What the task requires: Repeat every record below exactly, but leave out any pictures.
— begin Entries —
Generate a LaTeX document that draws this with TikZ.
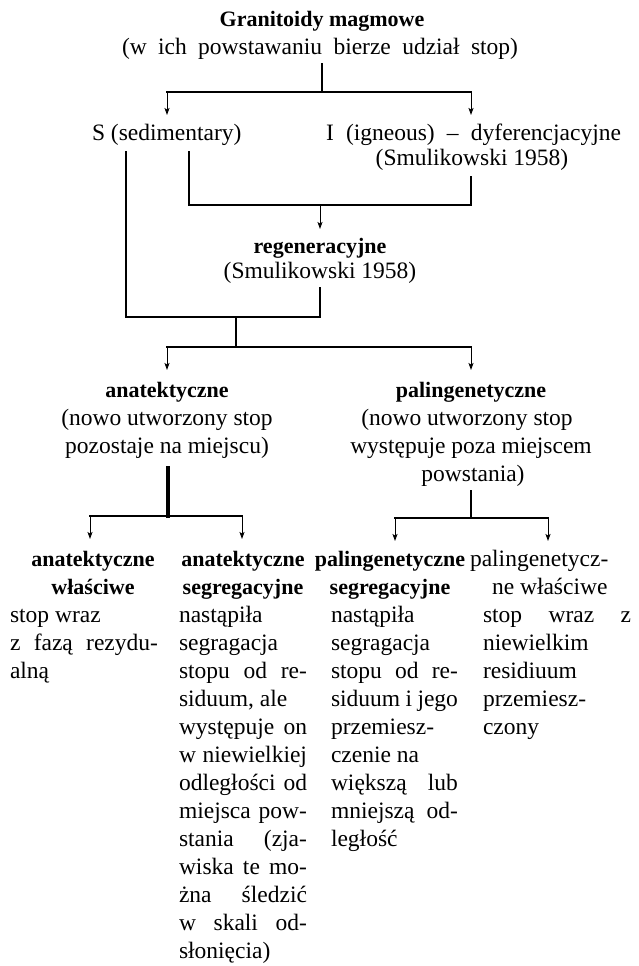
\documentclass[tikz,border=0pt]{standalone}
\usepackage{fontspec}
\setmainfont{Liberation Serif}
\usetikzlibrary{arrows.meta}
\newcommand{\jtext}[5]{\node[txt, anchor=base west] (#1) at (#2,#3) {\makebox[#4pt][s]{#5}};}
\newcommand{\ltext}[4]{\node[txt, anchor=base west] (#1) at (#2,#3) {#4};}
\begin{document}
\begin{tikzpicture}[x=1pt,y=-1pt,
  txt/.style={inner sep=0pt, outer sep=0pt, font=\fontsize{23.5pt}{28pt}\selectfont},
  bld/.style={inner sep=0pt, outer sep=0pt, font=\fontsize{22pt}{28pt}\selectfont\bfseries},
  conn/.style={line width=2.4pt, line cap=rect},
  thk/.style={line width=3.2pt, line cap=rect},
  arr/.style={line width=1pt, -{Stealth[length=7pt,width=5pt,inset=1.5pt]}}]
\fill[white] (0,0) rectangle (639,966);
\useasboundingbox (0,0) rectangle (639,966);

% top
\node[bld, anchor=base] (tit) at (322,27) {Granitoidy magmowe};
\node[txt, anchor=base] (sub) at (320,55) {\makebox[396pt][s]{(w ich powstawaniu bierze udział stop)}};
\coordinate (c0) at (322,64);
\coordinate (c1) at (322,92);
\coordinate (cL) at (167,92);
\coordinate (cR) at (471,92);
\coordinate (aS) at (167,115);
\coordinate (aI) at (471,115);
\draw[conn] (c0) -- (c1);
\draw[conn] (cL) -- (cR);
\draw[arr] (cL) -- (aS);
\draw[arr] (cR) -- (aI);

\node[txt, anchor=base west] (S) at (92,140) {S (sedimentary)};
\node[txt, anchor=base west] (I) at (326,140) {\makebox[295pt][s]{I (igneous) – dyferencjacyjne}};
\node[txt, anchor=base] (Ism) at (472,165) {(Smulikowski 1958)};

\coordinate (s1) at (126,152);
\coordinate (s1b) at (126,317);
\coordinate (s2) at (189,152);
\coordinate (s2b) at (189,205);
\coordinate (i1) at (471,177);
\coordinate (i1b) at (471,205);
\coordinate (r0) at (320,205);
\coordinate (rA) at (320,229);
\draw[conn] (s2) -- (s2b) -- (i1b) -- (i1);
\draw[arr] (r0) -- (rA);

\node[bld, anchor=base] (reg) at (320,253) {regeneracyjne};
\node[txt, anchor=base] (regs) at (320,278) {(Smulikowski 1958)};

\coordinate (g0) at (320,288);
\coordinate (g1) at (320,317);
\coordinate (m0) at (236,317);
\coordinate (m1) at (236,347);
\coordinate (mL) at (167,347);
\coordinate (mR) at (471,347);
\coordinate (aA) at (167,370);
\coordinate (aP) at (471,370);
\draw[conn] (s1) -- (s1b) -- (g1) -- (g0);
\draw[conn] (m0) -- (m1);
\draw[conn] (mL) -- (mR);
\draw[arr] (mL) -- (aA);
\draw[arr] (mR) -- (aP);

% middle
\node[bld, anchor=base] (an) at (167,397) {anatektyczne};
\node[txt, anchor=base] (an2) at (167,425) {(nowo utworzony stop};
\node[txt, anchor=base] (an3) at (167,453) {pozostaje na miejscu)};
\node[bld, anchor=base] (pa) at (471,397) {palingenetyczne};
\node[txt, anchor=base] (pa2) at (467,425) {(nowo utworzony stop};
\node[txt, anchor=base] (pa3) at (471,453) {występuje poza miejscem};
\node[txt, anchor=base] (pa4) at (473,481) {powstania)};

\coordinate (u0) at (168,468);
\coordinate (u1) at (168,516);
\coordinate (uL) at (90,516);
\coordinate (uR) at (242,516);
\coordinate (b1) at (90,539);
\coordinate (b2) at (242,539);
\draw[thk] (u0) -- (u1);
\draw[conn] (uL) -- (uR);
\draw[arr] (uL) -- (b1);
\draw[arr] (uR) -- (b2);

\coordinate (v0) at (471,491);
\coordinate (v1) at (471,518);
\coordinate (vL) at (395,518);
\coordinate (vR) at (548,518);
\coordinate (b3) at (395,541);
\coordinate (b4) at (548,541);
\draw[conn] (v0) -- (v1);
\draw[conn] (vL) -- (vR);
\draw[arr] (vL) -- (b3);
\draw[arr] (vR) -- (b4);

% bottom column 1
\node[bld, anchor=base] (k1a) at (93,566) {anatektyczne};
\node[bld, anchor=base] (k1b) at (93,594) {właściwe};
\ltext{k1c}{10}{622}{stop wraz}
\jtext{k1d}{10}{650}{148}{z fazą rezydu-}
\ltext{k1e}{10}{678}{alną}

% bottom column 2
\node[bld, anchor=base] (k2a) at (243,566) {anatektyczne};
\node[bld, anchor=base] (k2b) at (243,594) {segregacyjne};
\ltext{k2c}{179}{622}{nastąpiła}
\ltext{k2d}{179}{650}{segragacja}
\jtext{k2e}{179}{678}{128}{stopu od re-}
\ltext{k2f}{179}{706}{siduum, ale}
\jtext{k2g}{179}{734}{128}{występuje on}
\jtext{k2h}{179}{762}{128}{w niewielkiej}
\jtext{k2i}{179}{790}{128}{odległości od}
\jtext{k2j}{179}{818}{128}{miejsca pow-}
\jtext{k2k}{179}{846}{128}{stania (zja-}
\jtext{k2l}{179}{874}{128}{wiska te mo-}
\jtext{k2m}{179}{902}{128}{żna śledzić}
\jtext{k2n}{179}{930}{128}{w skali od-}
\ltext{k2o}{179}{958}{słonięcia)}

% bottom column 3
\node[bld, anchor=base] (k3a) at (390,566) {palingenetyczne};
\node[bld, anchor=base] (k3b) at (390,594) {segregacyjne};
\ltext{k3c}{331}{622}{nastąpiła}
\ltext{k3d}{331}{650}{segragacja}
\jtext{k3e}{331}{678}{127}{stopu od re-}
\jtext{k3f}{331}{706}{127}{siduum i jego}
\ltext{k3g}{331}{734}{przemiesz-}
\ltext{k3h}{331}{762}{czenie na}
\jtext{k3i}{331}{790}{127}{większą lub}
\jtext{k3j}{331}{818}{127}{mniejszą od-}
\ltext{k3k}{331}{846}{ległość}

% bottom column 4
\ltext{k4a}{470}{566}{palingenetycz-}
\ltext{k4b}{492}{594}{ne właściwe}
\jtext{k4c}{483}{622}{148}{stop wraz z}
\ltext{k4d}{483}{650}{niewielkim}
\ltext{k4e}{483}{678}{residiuum}
\ltext{k4f}{483}{706}{przemiesz-}
\ltext{k4g}{483}{734}{czony}
\end{tikzpicture}
\end{document}
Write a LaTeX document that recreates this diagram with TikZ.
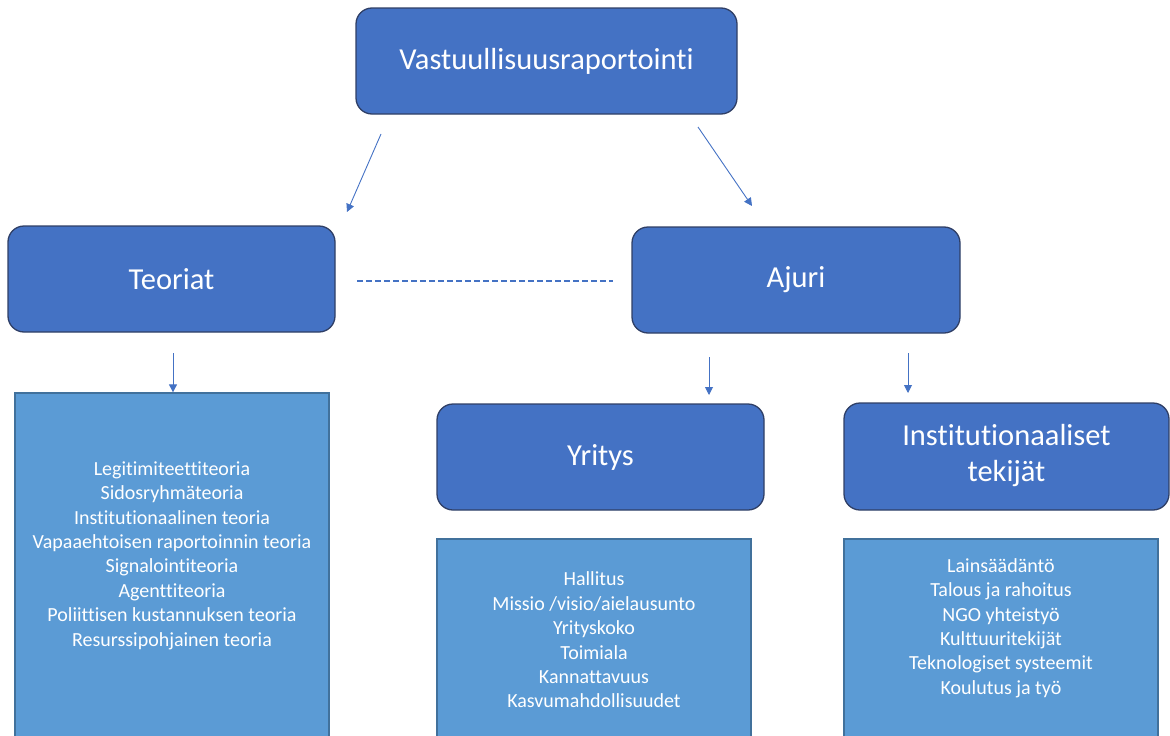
— end Entries —
Answer to the task:
Generate a LaTeX document that draws this with TikZ.
\documentclass[tikz,border=0pt]{standalone}
\usepackage{fontspec}
\setmainfont{Liberation Serif}
\usetikzlibrary{arrows.meta}
\newcommand{\jtext}[5]{\node[txt, anchor=base west] (#1) at (#2,#3) {\makebox[#4pt][s]{#5}};}
\newcommand{\ltext}[4]{\node[txt, anchor=base west] (#1) at (#2,#3) {#4};}
\begin{document}
\begin{tikzpicture}[x=1pt,y=-1pt,
  txt/.style={inner sep=0pt, outer sep=0pt, font=\fontsize{23.5pt}{28pt}\selectfont},
  bld/.style={inner sep=0pt, outer sep=0pt, font=\fontsize{22pt}{28pt}\selectfont\bfseries},
  conn/.style={line width=2.4pt, line cap=rect},
  thk/.style={line width=3.2pt, line cap=rect},
  arr/.style={line width=1pt, -{Stealth[length=7pt,width=5pt,inset=1.5pt]}}]
\fill[white] (0,0) rectangle (639,966);
\useasboundingbox (0,0) rectangle (639,966);

% top
\node[bld, anchor=base] (tit) at (322,27) {Granitoidy magmowe};
\node[txt, anchor=base] (sub) at (320,55) {\makebox[396pt][s]{(w ich powstawaniu bierze udział stop)}};
\coordinate (c0) at (322,64);
\coordinate (c1) at (322,92);
\coordinate (cL) at (167,92);
\coordinate (cR) at (471,92);
\coordinate (aS) at (167,115);
\coordinate (aI) at (471,115);
\draw[conn] (c0) -- (c1);
\draw[conn] (cL) -- (cR);
\draw[arr] (cL) -- (aS);
\draw[arr] (cR) -- (aI);

\node[txt, anchor=base west] (S) at (92,140) {S (sedimentary)};
\node[txt, anchor=base west] (I) at (326,140) {\makebox[295pt][s]{I (igneous) – dyferencjacyjne}};
\node[txt, anchor=base] (Ism) at (472,165) {(Smulikowski 1958)};

\coordinate (s1) at (126,152);
\coordinate (s1b) at (126,317);
\coordinate (s2) at (189,152);
\coordinate (s2b) at (189,205);
\coordinate (i1) at (471,177);
\coordinate (i1b) at (471,205);
\coordinate (r0) at (320,205);
\coordinate (rA) at (320,229);
\draw[conn] (s2) -- (s2b) -- (i1b) -- (i1);
\draw[arr] (r0) -- (rA);

\node[bld, anchor=base] (reg) at (320,253) {regeneracyjne};
\node[txt, anchor=base] (regs) at (320,278) {(Smulikowski 1958)};

\coordinate (g0) at (320,288);
\coordinate (g1) at (320,317);
\coordinate (m0) at (236,317);
\coordinate (m1) at (236,347);
\coordinate (mL) at (167,347);
\coordinate (mR) at (471,347);
\coordinate (aA) at (167,370);
\coordinate (aP) at (471,370);
\draw[conn] (s1) -- (s1b) -- (g1) -- (g0);
\draw[conn] (m0) -- (m1);
\draw[conn] (mL) -- (mR);
\draw[arr] (mL) -- (aA);
\draw[arr] (mR) -- (aP);

% middle
\node[bld, anchor=base] (an) at (167,397) {anatektyczne};
\node[txt, anchor=base] (an2) at (167,425) {(nowo utworzony stop};
\node[txt, anchor=base] (an3) at (167,453) {pozostaje na miejscu)};
\node[bld, anchor=base] (pa) at (471,397) {palingenetyczne};
\node[txt, anchor=base] (pa2) at (467,425) {(nowo utworzony stop};
\node[txt, anchor=base] (pa3) at (471,453) {występuje poza miejscem};
\node[txt, anchor=base] (pa4) at (473,481) {powstania)};

\coordinate (u0) at (168,468);
\coordinate (u1) at (168,516);
\coordinate (uL) at (90,516);
\coordinate (uR) at (242,516);
\coordinate (b1) at (90,539);
\coordinate (b2) at (242,539);
\draw[thk] (u0) -- (u1);
\draw[conn] (uL) -- (uR);
\draw[arr] (uL) -- (b1);
\draw[arr] (uR) -- (b2);

\coordinate (v0) at (471,491);
\coordinate (v1) at (471,518);
\coordinate (vL) at (395,518);
\coordinate (vR) at (548,518);
\coordinate (b3) at (395,541);
\coordinate (b4) at (548,541);
\draw[conn] (v0) -- (v1);
\draw[conn] (vL) -- (vR);
\draw[arr] (vL) -- (b3);
\draw[arr] (vR) -- (b4);

% bottom column 1
\node[bld, anchor=base] (k1a) at (93,566) {anatektyczne};
\node[bld, anchor=base] (k1b) at (93,594) {właściwe};
\ltext{k1c}{10}{622}{stop wraz}
\jtext{k1d}{10}{650}{148}{z fazą rezydu-}
\ltext{k1e}{10}{678}{alną}

% bottom column 2
\node[bld, anchor=base] (k2a) at (243,566) {anatektyczne};
\node[bld, anchor=base] (k2b) at (243,594) {segregacyjne};
\ltext{k2c}{179}{622}{nastąpiła}
\ltext{k2d}{179}{650}{segragacja}
\jtext{k2e}{179}{678}{128}{stopu od re-}
\ltext{k2f}{179}{706}{siduum, ale}
\jtext{k2g}{179}{734}{128}{występuje on}
\jtext{k2h}{179}{762}{128}{w niewielkiej}
\jtext{k2i}{179}{790}{128}{odległości od}
\jtext{k2j}{179}{818}{128}{miejsca pow-}
\jtext{k2k}{179}{846}{128}{stania (zja-}
\jtext{k2l}{179}{874}{128}{wiska te mo-}
\jtext{k2m}{179}{902}{128}{żna śledzić}
\jtext{k2n}{179}{930}{128}{w skali od-}
\ltext{k2o}{179}{958}{słonięcia)}

% bottom column 3
\node[bld, anchor=base] (k3a) at (390,566) {palingenetyczne};
\node[bld, anchor=base] (k3b) at (390,594) {segregacyjne};
\ltext{k3c}{331}{622}{nastąpiła}
\ltext{k3d}{331}{650}{segragacja}
\jtext{k3e}{331}{678}{127}{stopu od re-}
\jtext{k3f}{331}{706}{127}{siduum i jego}
\ltext{k3g}{331}{734}{przemiesz-}
\ltext{k3h}{331}{762}{czenie na}
\jtext{k3i}{331}{790}{127}{większą lub}
\jtext{k3j}{331}{818}{127}{mniejszą od-}
\ltext{k3k}{331}{846}{ległość}

% bottom column 4
\ltext{k4a}{470}{566}{palingenetycz-}
\ltext{k4b}{492}{594}{ne właściwe}
\jtext{k4c}{483}{622}{148}{stop wraz z}
\ltext{k4d}{483}{650}{niewielkim}
\ltext{k4e}{483}{678}{residiuum}
\ltext{k4f}{483}{706}{przemiesz-}
\ltext{k4g}{483}{734}{czony}
\end{tikzpicture}
\end{document}
Write a LaTeX document that recreates this diagram with TikZ.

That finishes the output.